Çandar, bazı anket sonuçlarına dayanarak, "Suriyeli mültecilere AKP tabanının bile yüzde 50 oranında karşı olduğunu" söyleyip ortada savaş karşıtlığı değil, "göçmen karşıtlığı, ırkçılık" olduğunu ima etti.

'Tezkere evet derdim, savaşa hayır derdim, eyleme de katılmazdım'
Konu hakkındaki en ilginç yorumlardan bir tanesini de Zaman gazetesi yazarı Ahmet Turan Alkan yaptı. Alkan, "Tezkereye evet, savaşa hayır" başlıklı yazısında, "ÖDP, TKP, Halkevleri, İstanbul Tabib Odası, Eczacılar Odası ve TMMOB İl koordinasyon kurulu vesaire Taksim’de protesto yürüyüşü yaptılar, 'Tezkereniz sizin olsun, Suriye ile savaş istemiyoruz' dediler." dedikten sonra şunları yazdı:

"Keşke Suriye’deki meslek kuruluşları da aynı mealde bir gösteriyi Şam’da yapabilmiş olsaydılar!

Vekil olsam tezkereye evet oyu verir ve Suriye ile savaş istemiyoruz bildirisinin altını da imzalardım ama yukarıda adı geçen ve geçmeyen kuruluşların protesto gösterisinden uzak dururdum bu bir çelişki değil. Reelpolitik başka bir şey, gönlümden geçen daha başka. Eminim ki çoğunluk da böyle düşünüyor."

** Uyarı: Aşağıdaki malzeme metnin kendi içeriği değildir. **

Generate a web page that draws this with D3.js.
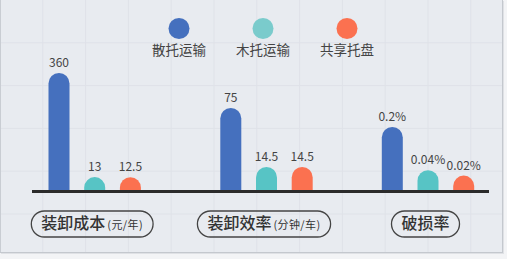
<!DOCTYPE html>
<html><head><meta charset="utf-8">
<script src="https://cdn.jsdelivr.net/npm/d3@7"></script>
<style>
html,body{margin:0;padding:0;background:#f3f4f6;}
svg{display:block;font-family:"Noto Sans CJK SC","Noto Sans",sans-serif;}
</style></head>
<body><svg id="c" width="507" height="259"></svg>
<script>
const categories = ["装卸成本", "装卸效率", "破损率"];
const categoryUnits = ["(元/年)", "(分钟/车)", ""];
const seriesNames = ["散托运输", "木托运输", "共享托盘"];
const values = [
  [360, 13, 12.5],
  [75, 14.5, 14.5],
  [0.2, 0.04, 0.02]
];
const valueLabels = [
  ["360", "13", "12.5"],
  ["75", "14.5", "14.5"],
  ["0.2%", "0.04%", "0.02%"]
];

const colors = ["#4570be", "#57c4c5", "#fb7150"];
const legendColors = ["#4570be", "#7acbcc", "#fb7150"];

const W = 507, H = 259;
const svg = d3.select("#c");
const panelW = 502, panelH = 252;
const baseY = 191;
const r = 10.5;

// background panel
svg.append("rect").attr("x",0).attr("y",0).attr("width",panelW).attr("height",panelH).attr("fill","#e8ebf0");
const g0 = svg.append("g").attr("stroke","#dfe2e8").attr("stroke-width",1);
const step = 42.8;
d3.range(1, Math.floor(panelW/step)+1).forEach(i=>{
  g0.append("line").attr("x1",i*step).attr("x2",i*step).attr("y1",0).attr("y2",panelH);
});
d3.range(1, Math.floor(panelH/step)+1).forEach(i=>{
  g0.append("line").attr("x1",0).attr("x2",panelW).attr("y1",i*step).attr("y2",i*step);
});
// panel edges
svg.append("line").attr("x1",0.5).attr("x2",0.5).attr("y1",0).attr("y2",panelH).attr("stroke","#c9cdd3");
svg.append("line").attr("x1",panelW+0.5).attr("x2",panelW+0.5).attr("y1",0).attr("y2",panelH+1).attr("stroke","#c4c8ce");
svg.append("line").attr("x1",0).attr("x2",panelW+1).attr("y1",panelH+0.5).attr("y2",panelH+0.5).attr("stroke","#c4c8ce");
svg.append("line").attr("x1",panelW+1.5).attr("x2",panelW+1.5).attr("y1",1).attr("y2",panelH+2).attr("stroke","#dfe1e5");
svg.append("line").attr("x1",1).attr("x2",panelW+2).attr("y1",panelH+1.5).attr("y2",panelH+1.5).attr("stroke","#dfe1e5");

// scales
const xGroup = d3.scaleOrdinal().domain(categories).range([94.7, 266.5, 428]);
const xInner = d3.scalePoint().domain(seriesNames).range([-35.7, 35.7]);
const groupHeights = [118, 83, 64];
const yScales = categories.map((c,i)=> d3.scaleLinear().domain([0, d3.max(values[i])]).range([10, groupHeights[i]]));

// clip
svg.append("clipPath").attr("id","clip").append("rect").attr("x",0).attr("y",0).attr("width",W).attr("height",baseY+1);

const bars = svg.append("g").attr("clip-path","url(#clip)");
const labels = svg.append("g").attr("font-size",12).attr("fill","#444").attr("text-anchor","middle");
categories.forEach((c,i)=>{
  seriesNames.forEach((s,j)=>{
    const cx = xGroup(c) + xInner(s);
    const h = yScales[i](values[i][j]);
    const top = baseY - h;
    const x0 = cx - r, x1 = cx + r;
    bars.append("path")
      .attr("d", `M${x0},${baseY+r} V${top+r} A${r},${r} 0 0 1 ${x1},${top+r} V${baseY+r} Z`)
      .attr("fill", colors[j]);
    labels.append("text").attr("x",cx).attr("y",top-6).text(valueLabels[i][j]);
  });
});

// axis baseline
svg.append("line").attr("x1",32).attr("x2",489).attr("y1",baseY+0.5).attr("y2",baseY+0.5)
  .attr("stroke","#2b2b2b").attr("stroke-width",3);

// category pills
categories.forEach((c,i)=>{
  const gc = svg.append("g");
  const t = gc.append("text").attr("y",229).attr("fill","#333");
  t.append("tspan").attr("font-size",16).attr("font-weight",500).text(c);
  if (categoryUnits[i]) t.append("tspan").attr("font-size",11).attr("dx",2).attr("letter-spacing",0.4).text(categoryUnits[i]);
  const bb = t.node().getBBox();
  const cx = xGroup(c) - 2.5;
  t.attr("x", cx - bb.width/2);
  const pw = bb.width + 20;
  gc.insert("rect","text").attr("x",cx - pw/2).attr("y",211).attr("width",pw).attr("height",26)
    .attr("rx",13).attr("fill","none").attr("stroke","#444").attr("stroke-width",1.3);
});

// legend
const lx = d3.scalePoint().domain(seriesNames).range([179, 347]);
const leg = svg.append("g");
seriesNames.forEach((s,j)=>{
  leg.append("circle").attr("cx",lx(s)).attr("cy",28.5).attr("r",10.5).attr("fill",legendColors[j]);
  leg.append("text").attr("x",lx(s)).attr("y",55).attr("text-anchor","middle").attr("font-size",13.5)
    .attr("fill","#444").text(s);
});
</script></body></html>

Tezkerelerin "Allah muhtaç etmesin" diye çıkartıldığını savunan Alkan, savaş karşıtı gösterilerden çok savaş tamtamcılığından korkulması gerektiğini de sözlerine ekledi. Alkan, "hatta günün birinde şu meşhur NATO şemsiyesi açılıp, bütün dünya kamuoyunun tasvibi alınmış olsa bile Türk ordusunun Suriye’ye girmesini doğru bulanlardan olmayacağım" derken, İstanbul'daki savaş karşıtı eyleme katılan meslekodaları hakkında da, "serd ettikleri pasifist tutum kadar, bir ara temsil ettikleri meslek kuruluşlarının meslekî meselelerine eğilmeye fırsat bulurlarsa harika olur" diyerek "dengeyi buldu".

Sabah'ın oyun haberciliği
Medyada birinciliği ise "en özgün" haberiyle Sabah gazetesi kazandı. İnternet sitesinin ana sayfasından "Rakamlarla Türkiye ve Suriye Orduları" haberini duyuran gazete, asker sayısı, uçak sayısı, tank sayısı gibi "istatistikleri" okuyucularıyla paylaştı.

Birçok başlıkta "milli gurur" ile Türk ordusunun Suriye ordusundan üstün olan yanlarını gösteren Sabah, konu S-300 füzelerine gelince tedirginliğini gizleyemedi.